**STATED GOAL:** Copy out exactly the lines spanning the line with "Reproduce this chart" to the line with "from matplotlib.patches import", inclusive, from the data underneath, with no pictures.

**DATA PROVIDED:**
**********
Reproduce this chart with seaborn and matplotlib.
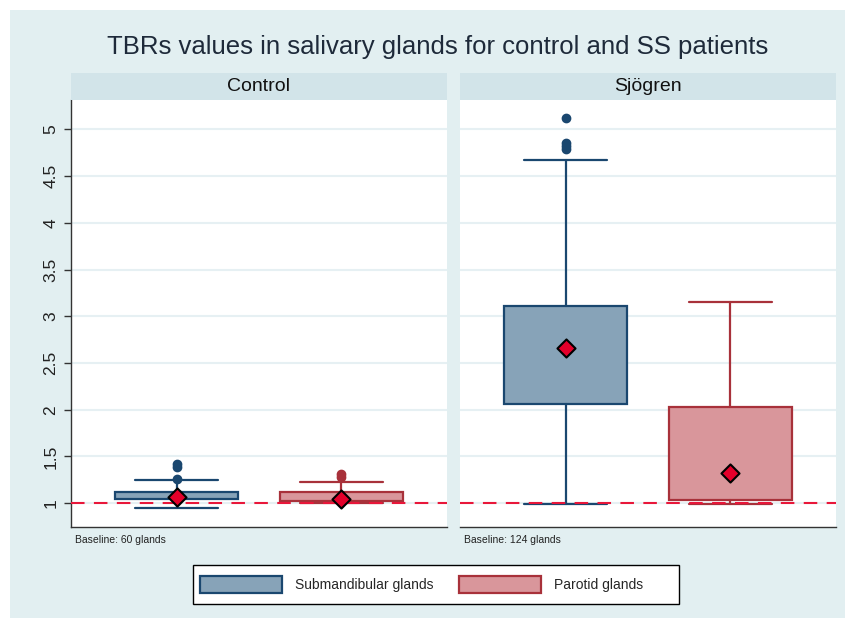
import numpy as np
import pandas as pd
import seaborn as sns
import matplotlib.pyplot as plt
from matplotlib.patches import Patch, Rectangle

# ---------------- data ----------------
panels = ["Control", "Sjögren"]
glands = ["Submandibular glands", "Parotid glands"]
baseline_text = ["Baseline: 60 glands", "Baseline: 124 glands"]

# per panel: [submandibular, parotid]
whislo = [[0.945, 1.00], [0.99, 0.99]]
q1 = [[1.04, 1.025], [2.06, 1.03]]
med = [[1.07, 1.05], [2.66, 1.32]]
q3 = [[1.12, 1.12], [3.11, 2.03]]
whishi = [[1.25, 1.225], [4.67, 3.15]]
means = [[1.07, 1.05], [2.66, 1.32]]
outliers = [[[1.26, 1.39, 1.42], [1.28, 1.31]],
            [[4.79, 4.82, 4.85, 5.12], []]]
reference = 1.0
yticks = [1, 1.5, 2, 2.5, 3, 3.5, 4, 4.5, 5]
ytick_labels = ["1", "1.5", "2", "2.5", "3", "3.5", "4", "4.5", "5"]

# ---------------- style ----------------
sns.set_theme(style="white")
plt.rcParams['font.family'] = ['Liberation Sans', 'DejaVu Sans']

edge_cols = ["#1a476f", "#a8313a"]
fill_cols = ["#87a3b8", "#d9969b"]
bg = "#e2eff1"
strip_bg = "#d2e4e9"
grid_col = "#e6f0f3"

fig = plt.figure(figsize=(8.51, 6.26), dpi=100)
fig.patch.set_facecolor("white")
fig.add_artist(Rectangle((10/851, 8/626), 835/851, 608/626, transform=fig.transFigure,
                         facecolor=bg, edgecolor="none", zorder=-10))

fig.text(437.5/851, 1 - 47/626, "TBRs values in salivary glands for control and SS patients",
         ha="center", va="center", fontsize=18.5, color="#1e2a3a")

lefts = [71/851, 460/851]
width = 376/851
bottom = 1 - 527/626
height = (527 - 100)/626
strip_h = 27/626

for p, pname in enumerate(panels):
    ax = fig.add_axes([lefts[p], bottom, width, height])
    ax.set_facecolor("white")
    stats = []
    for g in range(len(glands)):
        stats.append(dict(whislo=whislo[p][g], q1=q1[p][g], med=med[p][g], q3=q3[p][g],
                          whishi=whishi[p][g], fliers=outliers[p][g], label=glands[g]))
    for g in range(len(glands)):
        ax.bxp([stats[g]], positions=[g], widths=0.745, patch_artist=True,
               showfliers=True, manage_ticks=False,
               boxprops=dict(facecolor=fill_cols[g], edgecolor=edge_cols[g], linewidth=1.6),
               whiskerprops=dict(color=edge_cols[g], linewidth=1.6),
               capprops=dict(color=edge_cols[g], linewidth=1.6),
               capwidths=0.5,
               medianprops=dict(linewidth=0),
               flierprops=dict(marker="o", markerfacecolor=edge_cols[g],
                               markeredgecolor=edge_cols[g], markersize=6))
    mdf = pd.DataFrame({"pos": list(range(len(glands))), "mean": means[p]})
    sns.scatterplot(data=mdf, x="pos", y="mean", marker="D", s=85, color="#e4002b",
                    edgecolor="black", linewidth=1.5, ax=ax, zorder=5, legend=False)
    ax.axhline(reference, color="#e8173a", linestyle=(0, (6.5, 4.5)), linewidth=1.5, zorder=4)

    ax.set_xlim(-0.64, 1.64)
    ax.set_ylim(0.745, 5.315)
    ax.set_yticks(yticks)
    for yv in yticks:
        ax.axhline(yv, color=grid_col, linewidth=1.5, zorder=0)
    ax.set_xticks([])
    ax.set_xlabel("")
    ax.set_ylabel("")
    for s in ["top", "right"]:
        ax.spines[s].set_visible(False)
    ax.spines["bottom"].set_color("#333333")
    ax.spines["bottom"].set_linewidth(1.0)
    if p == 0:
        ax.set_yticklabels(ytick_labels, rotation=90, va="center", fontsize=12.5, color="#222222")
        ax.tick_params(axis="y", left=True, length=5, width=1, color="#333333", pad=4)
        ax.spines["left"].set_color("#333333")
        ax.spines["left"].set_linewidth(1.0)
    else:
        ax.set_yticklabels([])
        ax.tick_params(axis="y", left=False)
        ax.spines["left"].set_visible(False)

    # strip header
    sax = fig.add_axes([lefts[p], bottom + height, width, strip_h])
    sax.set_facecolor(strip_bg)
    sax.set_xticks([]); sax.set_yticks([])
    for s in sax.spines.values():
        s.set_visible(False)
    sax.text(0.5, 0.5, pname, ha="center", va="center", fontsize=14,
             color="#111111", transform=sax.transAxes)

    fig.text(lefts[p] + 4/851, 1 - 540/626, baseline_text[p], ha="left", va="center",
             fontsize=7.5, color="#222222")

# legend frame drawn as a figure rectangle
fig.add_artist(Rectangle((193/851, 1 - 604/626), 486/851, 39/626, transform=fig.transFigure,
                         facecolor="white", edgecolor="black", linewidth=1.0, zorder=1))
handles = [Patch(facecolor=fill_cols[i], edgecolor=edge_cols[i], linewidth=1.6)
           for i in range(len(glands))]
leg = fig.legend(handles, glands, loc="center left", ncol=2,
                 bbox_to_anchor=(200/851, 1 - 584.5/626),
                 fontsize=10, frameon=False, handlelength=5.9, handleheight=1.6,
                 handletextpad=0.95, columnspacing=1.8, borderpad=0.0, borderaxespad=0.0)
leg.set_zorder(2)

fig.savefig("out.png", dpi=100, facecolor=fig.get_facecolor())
**********
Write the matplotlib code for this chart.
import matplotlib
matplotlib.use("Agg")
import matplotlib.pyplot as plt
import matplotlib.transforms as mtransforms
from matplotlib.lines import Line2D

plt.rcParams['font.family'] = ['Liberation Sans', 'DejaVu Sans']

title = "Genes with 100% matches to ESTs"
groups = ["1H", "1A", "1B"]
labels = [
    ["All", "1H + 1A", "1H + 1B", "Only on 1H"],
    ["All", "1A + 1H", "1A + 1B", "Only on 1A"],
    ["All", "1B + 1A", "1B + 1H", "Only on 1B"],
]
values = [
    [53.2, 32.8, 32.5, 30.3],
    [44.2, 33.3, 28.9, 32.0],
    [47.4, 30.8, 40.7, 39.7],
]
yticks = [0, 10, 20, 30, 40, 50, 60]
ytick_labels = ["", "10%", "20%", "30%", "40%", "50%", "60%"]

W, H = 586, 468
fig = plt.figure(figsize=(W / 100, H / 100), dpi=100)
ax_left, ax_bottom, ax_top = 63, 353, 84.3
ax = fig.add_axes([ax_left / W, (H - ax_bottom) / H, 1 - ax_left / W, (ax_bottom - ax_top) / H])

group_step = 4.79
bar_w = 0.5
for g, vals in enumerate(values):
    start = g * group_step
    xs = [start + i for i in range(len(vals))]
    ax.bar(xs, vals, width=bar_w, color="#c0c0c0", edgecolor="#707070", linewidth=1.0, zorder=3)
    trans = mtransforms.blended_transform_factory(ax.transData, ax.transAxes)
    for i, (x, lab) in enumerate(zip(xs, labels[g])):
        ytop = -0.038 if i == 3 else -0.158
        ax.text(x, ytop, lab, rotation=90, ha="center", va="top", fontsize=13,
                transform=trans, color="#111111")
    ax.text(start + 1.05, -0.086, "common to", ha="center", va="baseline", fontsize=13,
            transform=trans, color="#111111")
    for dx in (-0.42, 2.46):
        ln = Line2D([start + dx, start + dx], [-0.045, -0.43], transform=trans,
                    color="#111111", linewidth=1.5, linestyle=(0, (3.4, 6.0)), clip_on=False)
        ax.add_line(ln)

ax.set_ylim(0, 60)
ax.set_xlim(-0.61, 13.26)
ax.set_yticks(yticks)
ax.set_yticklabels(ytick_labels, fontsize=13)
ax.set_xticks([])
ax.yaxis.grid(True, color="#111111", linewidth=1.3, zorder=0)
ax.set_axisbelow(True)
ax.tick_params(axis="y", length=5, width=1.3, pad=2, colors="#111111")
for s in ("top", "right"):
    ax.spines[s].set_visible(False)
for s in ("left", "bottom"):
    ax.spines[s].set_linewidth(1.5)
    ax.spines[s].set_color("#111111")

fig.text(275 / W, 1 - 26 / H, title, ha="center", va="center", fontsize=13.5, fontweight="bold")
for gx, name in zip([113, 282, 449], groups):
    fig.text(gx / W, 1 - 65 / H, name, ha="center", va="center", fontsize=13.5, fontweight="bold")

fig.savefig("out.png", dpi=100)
**********
**RIGHT ANSWER:**
Reproduce this chart with seaborn and matplotlib.
import numpy as np
import pandas as pd
import seaborn as sns
import matplotlib.pyplot as plt
from matplotlib.patches import Patch, Rectangle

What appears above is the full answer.